La French Tech en recherche de financements
La French Tech, autrefois fer de lance de l’innovation française, n’échappe pas à la crise. Depuis 2023, les défaillances de startups françaises ont explosé, notamment celles qui peinent à lever des fonds dans un contexte de durcissement des conditions de financement. En l’espace de 18 mois, 129 startups ont mis la clé sous la porte, un chiffre en forte hausse par rapport aux années précédentes. Le taux de faillite des startups dites « matures » atteint désormais 5,6 %, révélant la fragilité de cet écosystème face à l’augmentation des taux d’intérêt et aux incertitudes économiques globales.
L’exemple d’Ynsect, pionnière dans l’élevage d’insectes pour l’alimentation animale et humaine, illustre parfaitement ces difficultés. Autrefois perçue comme un joyau de la French Tech, Ynsect a levé plus de 600 millions d’euros depuis sa création, mais peine aujourd’hui à trouver des investisseurs pour financer son expansion. En 2024, la société a dû se placer sous procédure de sauvegarde pour éviter la faillite. Malgré une levée de fonds impressionnante en 2023, les coûts de production élevés et des retards dans la construction de son usine ont plongé l’entreprise dans une crise de trésorerie. Cet exemple met en lumière la difficulté actuelle des startups françaises à accéder aux capitaux nécessaires pour se développer, alors même qu’elles représentent un pilier essentiel pour l’avenir économique du pays.
L’heure n’est pas à l’abattement, mais à la re-mobilisation
Face aux défis actuels, l’heure n’est pas à l’abattement mais bien à la mobilisation collective. D’abord, les pouvoirs publics doivent rétablir un cadre réglementaire et fiscal stable, capable de redonner confiance aux acteurs économiques et de réduire l’incertitude qui paralyse tant d’initiatives actuellement. Ensuite, les entreprises et distributeurs doivent, eux aussi, s’engager en jouant la carte de la solidarité, en privilégiant les sourcings locaux et en soutenant les producteurs français. C’est à travers cette alliance que l’on pourra renforcer la résilience du tissu industriel et commercial du pays.

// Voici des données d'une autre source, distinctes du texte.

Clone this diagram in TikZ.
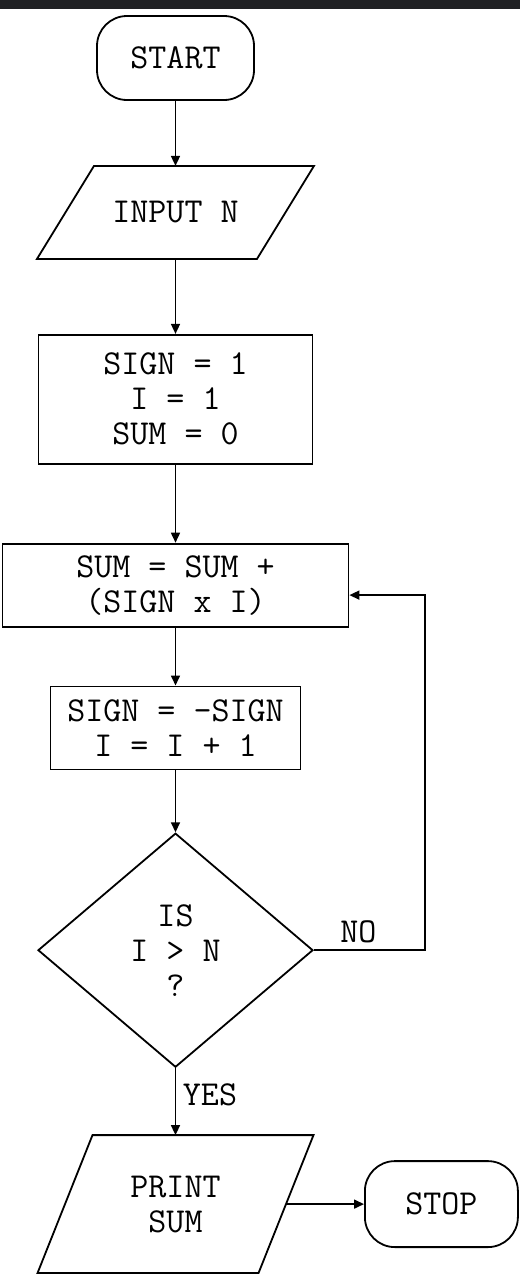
\documentclass[tikz,border=0pt]{standalone}
\usepackage{fontspec}
\usetikzlibrary{positioning,arrows.meta,shapes.geometric,calc}
\definecolor{barcol}{HTML}{202124}
% outline of a slanted input/output box around a named node
\newcommand{\slantframe}[2]{%
  \draw ([xshift=#2]#1.north west) -- ([xshift=#2]#1.north east)
     -- ([xshift=-#2]#1.south east) -- ([xshift=-#2]#1.south west) -- cycle;}

\begin{document}
\begin{tikzpicture}[
  font=\ttfamily\fontsize{17.5pt}{17.5pt}\selectfont,
  line width=0.9pt,
  node distance=32pt,
  box/.style={rectangle,draw=black,align=center,inner sep=4pt},
  term/.style={box,rounded corners=15pt,minimum width=78.5pt,minimum height=42pt},
  io/.style={rectangle,align=center,inner sep=2pt,outer sep=0pt},
  decide/.style={diamond,draw=black,align=center,inner sep=0pt,
                 minimum width=137.5pt,minimum height=117pt},
  arr/.style={-{Triangle[length=5pt,width=4.5pt]},line width=0.8pt},
]
\useasboundingbox (0,0) rectangle (260pt,-637pt);
\fill[barcol] (0,0) rectangle (260pt,-4.5pt);

\node[term] (start) at (87.75pt,-29pt) {START};
\node[io,below=32.5pt of start,minimum width=110pt,minimum height=46.5pt] (inp) {INPUT N};
\node[box,below=37.5pt of inp,minimum width=137pt,minimum height=64.5pt] (init)
   {SIGN = 1\\I = 1\\SUM = 0};
\node[box,below=39pt of init,minimum width=173pt,minimum height=41.5pt] (sum)
   {SUM = SUM +\\(SIGN x I)};
\node[box,below=29pt of sum,minimum width=125pt,minimum height=41.5pt] (upd)
   {SIGN = -SIGN\\I = I + 1};
\node[decide,below=31pt of upd] (test) {IS\\I > N\\?};
\node[io,below=33.5pt of test,minimum width=110.5pt,minimum height=69pt] (out) {PRINT\\SUM};
\node[term,right=39pt of out,minimum width=76.5pt,minimum height=43pt] (stop) {STOP};

\slantframe{inp}{14.25pt}
\slantframe{out}{13.75pt}

\draw[arr] (start) -- (inp);
\draw[arr] (inp) -- (init);
\draw[arr] (init) -- (sum);
\draw[arr] (sum) -- (upd);
\draw[arr] (upd) -- (test);
\draw[arr] (test) -- node[right,pos=0.4] {YES} (out);
% loop back when I is not yet past N
\draw[arr] (test.east) -- node[above,pos=0.4] {NO} ++(55.5pt,0) |- ([yshift=-5pt]sum.east);
\draw[arr] (out.east) -- (stop.west);
\end{tikzpicture}
\end{document}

Mais surtout, c’est aux consommateurs que revient un rôle clé. En orientant leurs achats vers des produits locaux, ils ne se contentent pas de consommer : ils investissent dans l’avenir du pays. Chaque achat devient un geste de soutien à l’économie nationale, à l’emploi, et à la préservation de savoir-faire uniques. Consommer moins, mais mieux, c’est investir collectivement dans un futur partagé, plus durable et plus solidaire. La relance du Made in France ne se fera pas seule, mais ensemble, en misant sur la coopération entre politiques, entreprises et citoyens.